2019 saw us gather oral history and interpret the history of Kodak in Hemel Hempstead.
With the help of funding from SHARE Museums East Hidden History programme we were able to firstly, gathering the memories of staff who once worked for Kodak and secondly, create an exhibition in the Marlowes Shopping Centre. The exhibition subsequently attracted over 3,075 visitors and the overall theme explored the experiences of people who worked for Kodak in Hemel Hempstead and how the area became known as ‘Kodak Town’.
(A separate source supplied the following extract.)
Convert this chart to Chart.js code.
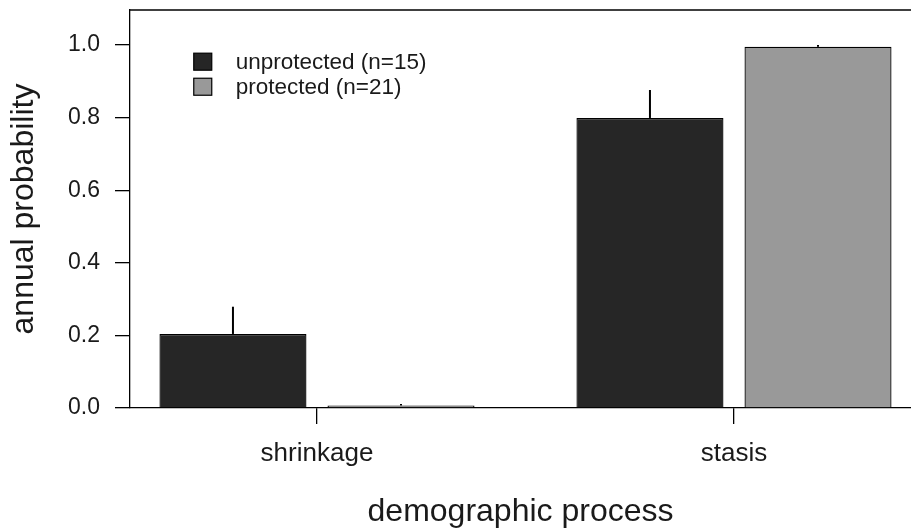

Over the period of 3 months, prior to the exhibition, staff and volunteers set up stalls and gave talks at various events and community groups across the borough. We attended events such as Armed Forces Day but we also reached out to community groups like U3A groups and Kodak reunions. The purpose was to ‘get the word out’ about our exhibition and subsequently get people, who once worked for Kodak, signed up to being interviewed. We had 25 interviews recorded, quotes of which were used in the exhibition. We discovered some interesting stories and gained insight into the scale of Kodak’s operations in the area and the different sites around the town.
For this project we hosted 3 object handling sessions at Berkhamsted Arts and Crafts shop. We used the opportunity to share with younger audiences about the art of film photography, many of whom had never seen film or handled a film camera before. We began each session talking about the history of photography, going through the decades and handling old fashioned cameras.
The participants were then each given a 12”X12” canvas to decorate in any way they liked. Of course their artwork needed to be inspired by the Kodak and they had to incorporate a camera somewhere in their work. Some put this obviously, others more subtly. One was even reflected in the eye of a bumble bee.
During the session and if the weather was nice (which was the case for 2 out of the 3 workshops) they were able to create their own piece of light sensitive paper. This meant laying out interesting shaped items such as jewellery, doilies and sequins on to a sheet of paper and exposing it to sun light. After a few minutes we removed the items and an imprint was left on the material.
Both the light sensitive paper and the a total of 50 works on canvas were then displayed in our exhibition.
Once again the Marlowes Shopping Centre provided us with the use of an empty shop unit for which we are very grateful. The exhibition opened with the private viewing event on Friday 18th October, with speeches of welcome and introduction. The Mayor of Dacorum, Cllr. Terry Douris, cut the ‘ribbon’, which was a length of negative film provided by Kodak especially for the opening. “Amazing, fascinating, thoroughly interesting, just a few ways of describing the ‘Hidden History of Kodak’ exhibition in the Marlowes Shopping Centre that I have had the pleasure of opening. I will definitely be back before the end of the month to look at all the work and history that have been put beautifully together by the Dacorum Heritage Trust, a simply fantastic must see exhibition” Cllr. Terry Douris (Mayor of Dacorum)
We would like to thank our amazing volunteers specially ones who constructed and painted a 1:50 scale model of the Kodak Tower showing how it was prior to its conversion a few years ago.
Feedback from the exhibition visitors was very positive. They stated that they enjoyed seeing the exhibition and want us to do more in the future. Visitors found it interesting and informative, and many said that it rekindled old memories.